- **What is required**:
Check each line of the material below for "this", then copy the ones that contain it.
########################################
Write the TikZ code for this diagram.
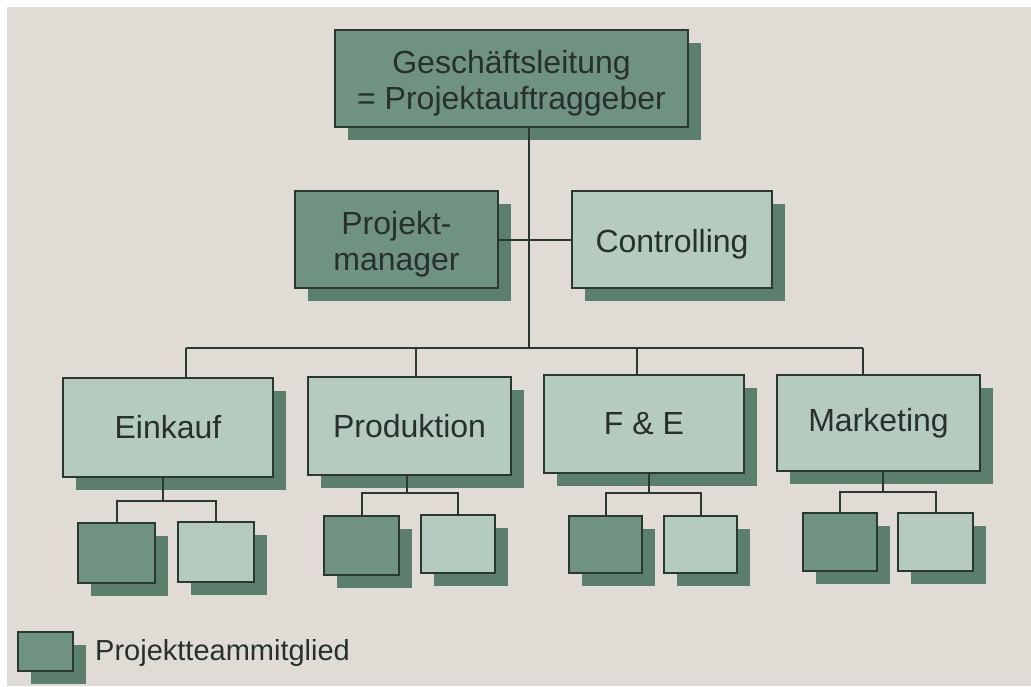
\documentclass[tikz,border=0pt]{standalone}
\usepackage{fontspec}
\setmainfont{Liberation Sans}
\usetikzlibrary{shadows}
\definecolor{pagec}{HTML}{E0DBD5}
\definecolor{darkc}{HTML}{6F9282}
\definecolor{lightc}{HTML}{B6CBC0}
\definecolor{shadc}{HTML}{5B7E6D}
\definecolor{linec}{HTML}{2B3832}
\definecolor{textc}{HTML}{27302C}
\newcommand{\dn}{\rule{0pt}{33pt}}
\begin{document}
\begin{tikzpicture}[x=1pt,y=-1pt,
  box/.style={draw=linec, line width=1.8pt, inner sep=0pt, align=center, text=textc,
    font=\fontsize{32}{36}\selectfont,
    drop shadow={shadow xshift=13pt, shadow yshift=-13pt, opacity=1, fill=shadc, draw=none}},
  dark/.style={box, fill=darkc},
  light/.style={box, fill=lightc},
  conn/.style={draw=linec, line width=2pt}]
\useasboundingbox (0,0) rectangle (1031,686);
\fill[white] (0,0) rectangle (1031,686);
\fill[pagec] (7,7) rectangle (1031,686);

% top levels
\node[dark, minimum width=353pt, minimum height=97pt] (top) at (511.5,78.5) {\dn Geschäftsleitung\\= Projektauftraggeber};
\node[dark, minimum width=203pt, minimum height=97pt] (pm) at (396.5,239.5) {\dn Projekt-\\manager};
\node[light, minimum width=200pt, minimum height=97pt] (ctrl) at (672,239.5) {\dn Controlling};

% departments
\node[light, minimum width=210pt, minimum height=99pt] (ein) at (168,427.5) {Einkauf};
\node[light, minimum width=203pt, minimum height=98pt] (pro) at (409.5,426) {Produktion};
\node[light, minimum width=200pt, minimum height=98pt] (fe) at (644,424) {F \& E};
\node[light, minimum width=203pt, minimum height=96pt] (mar) at (878.5,423) {Marketing};

% sub boxes
\node[dark, minimum width=77pt, minimum height=60pt] (e1) at (116.5,553) {};
\node[light, minimum width=76pt, minimum height=60pt] (e2) at (216,552) {};
\node[dark, minimum width=75pt, minimum height=59pt] (p1) at (361.5,545.5) {};
\node[light, minimum width=74pt, minimum height=58pt] (p2) at (458,544) {};
\node[dark, minimum width=73pt, minimum height=57pt] (f1) at (605.5,544.5) {};
\node[light, minimum width=73pt, minimum height=57pt] (f2) at (700.5,544.5) {};
\node[dark, minimum width=74pt, minimum height=58pt] (m1) at (840,542) {};
\node[light, minimum width=75pt, minimum height=58pt] (m2) at (935.5,542) {};

% legend
\node[dark, minimum width=55pt, minimum height=39pt] (leg) at (45.5,651.5) {};
\node[anchor=west, inner sep=0pt, text=textc, font=\fontsize{29}{34}\selectfont] (legtext) at (95,653) {Projektteammitglied};

% main connectors
\coordinate (bus) at (529,348);
\coordinate (bE) at (186,348);
\coordinate (bP) at (416,348);
\coordinate (bF) at (637,348);
\coordinate (bM) at (863,348);
\draw[conn] (top.south -| bus) -- (bus);
\draw[conn] (pm.east) -- (ctrl.west);
\draw[conn] (bE) -- (bM);
\draw[conn] (bE) -- (bE |- ein.north);
\draw[conn] (bP) -- (bP |- pro.north);
\draw[conn] (bF) -- (bF |- fe.north);
\draw[conn] (bM) -- (bM |- mar.north);

% sub connectors
\coordinate (sE) at (163,501);
\coordinate (sP) at (407,493);
\coordinate (sF) at (649,493);
\coordinate (sM) at (883,492);
\draw[conn] (sE |- ein.south) -- (sE);
\draw[conn] (e1.north) -- (e1.north |- sE) -- (e2.north |- sE) -- (e2.north);
\draw[conn] (sP |- pro.south) -- (sP);
\draw[conn] (p1.north) -- (p1.north |- sP) -- (p2.north |- sP) -- (p2.north);
\draw[conn] (sF |- fe.south) -- (sF);
\draw[conn] (f1.north) -- (f1.north |- sF) -- (f2.north |- sF) -- (f2.north);
\draw[conn] (sM |- mar.south) -- (sM);
\draw[conn] (m1.north) -- (m1.north |- sM) -- (m2.north |- sM) -- (m2.north);
\end{tikzpicture}
\end{document}
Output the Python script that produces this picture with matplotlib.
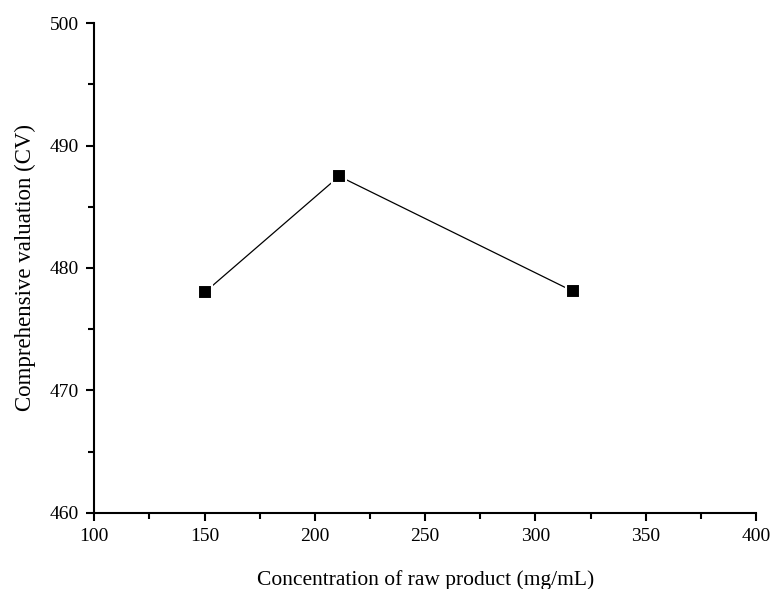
import numpy as np
import matplotlib.pyplot as plt
from matplotlib.ticker import MultipleLocator

plt.rcParams['font.family'] = ['Liberation Serif', 'DejaVu Serif']

# дані
concentration = [150, 211, 317]
cv_values = [478.0, 487.5, 478.1]

fig = plt.figure(figsize=(7.73, 5.89), dpi=100)
ax = fig.add_axes([0.122, 0.1295, 0.856, 0.831])

ax.plot(concentration, cv_values, color='black', linewidth=0.9,
        marker='s', markersize=10, markerfacecolor='black',
        markeredgecolor='white', markeredgewidth=1.5)

ax.set_xlim(100, 400)
ax.set_ylim(460, 500)
ax.xaxis.set_major_locator(MultipleLocator(50))
ax.xaxis.set_minor_locator(MultipleLocator(25))
ax.yaxis.set_major_locator(MultipleLocator(10))
ax.yaxis.set_minor_locator(MultipleLocator(5))

for side in ['top', 'right']:
    ax.spines[side].set_visible(False)
for side in ['left', 'bottom']:
    ax.spines[side].set_linewidth(1.5)

ax.tick_params(which='major', direction='out', length=6, width=1.5, labelsize=14, pad=5)
ax.tick_params(which='minor', direction='out', length=4, width=1.5)

ax.set_xlabel('Concentration of raw product (mg/mL)', fontsize=15.5, labelpad=18)
ax.set_ylabel('Comprehensive valuation (CV)', fontsize=16.5, labelpad=10)

fig.savefig('out.png', dpi=100)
########################################
- **Result below**:
Write the TikZ code for this diagram.
Output the Python script that produces this picture with matplotlib.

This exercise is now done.